Neptune—the eighth planet, the farthest known—drifts in the solar system’s twilight. It is the last breath of blue before true darkness begins. There are no maps for what lies beyond it. Neptune is not just a world. It is a boundary.
Cold, immense, and howling with winds that defy reason, Neptune defies expectation. It formed in the deep outer disc, where ice could form and gather. But it did not stay put. Pulled outward in the solar system’s early chaos, Neptune may have traded places with Uranus, settling into its post at the edge like a guardian. And from that perch, it watches.
Its surface—if such a word can be used for a planet without ground—is cloaked in rich, royal blue. Methane in its upper atmosphere swallows red light, painting it in the cold hues of an uncharted ocean. But beneath this calm face lies turmoil: storms the size of Earth, hidden maelstroms, winds that reach 2,100 kilometers per hour. It is the farthest planet from the Sun, yet more active than some within. Neptune burns with secrets.
It should be silent. It is not.
Neptune was not discovered by sight, but by the trembling of another. Astronomers noticed Uranus straying from its orbit. They guessed—not wildly, but mathematically—that something unseen was pulling at it. They did not see Neptune first. They predicted it. And when they looked, it was already there.
Only Voyager 2 has ever visited. In 1989, it flew by in silence, catching the storm called the Great Dark Spot—a vast wound in Neptune’s cloud deck that vanished soon after. Other spots have appeared since. They do not last. Neptune reshapes itself often and without warning, like the sea it’s named for.
Its magnetic field is a chaos of angles, tilted far from its axis and offset from its core. It tumbles as the planet spins, producing a field that swirls like tides. Its rings are dark and clumpy—fragments of a former moon, perhaps, or something older still. Triton, its largest moon, orbits backward, a captured rogue with geysers that erupt nitrogen into the void. It’s a frozen object—yet alive. Like Neptune, it doesn’t follow the rules. It writes new ones.
To call Neptune a planet is to tell only part of the truth. It is also a symbol. Of boundary. Of mystery. Of illusion. Like the sea, it appears calm until you enter it. Like the sea, it holds things lost and forgotten.

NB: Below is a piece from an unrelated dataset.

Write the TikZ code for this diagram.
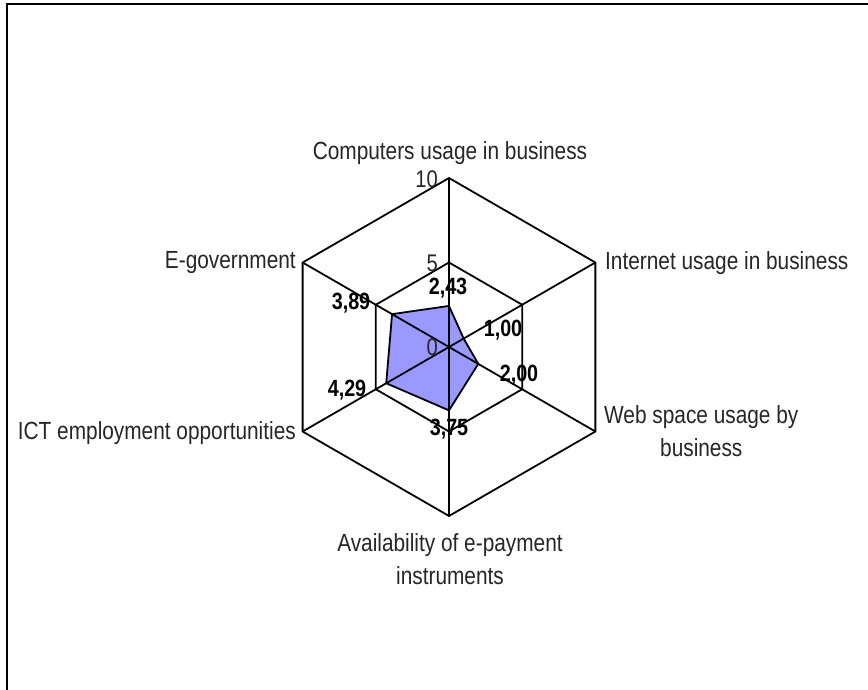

And like the sea, it tempts exploration while resisting it.
Beyond Neptune lies no more certainty. Only the Kuiper Belt, the scattered discs, the slow drift into interstellar dark. If the solar system is a song, Neptune is its fading note—where the melody ends, and the silence begins.
It reminds us: even in cold and distance, there is power. Even at the edge, there are tides.
So venture outward. Beyond here, there be dragons.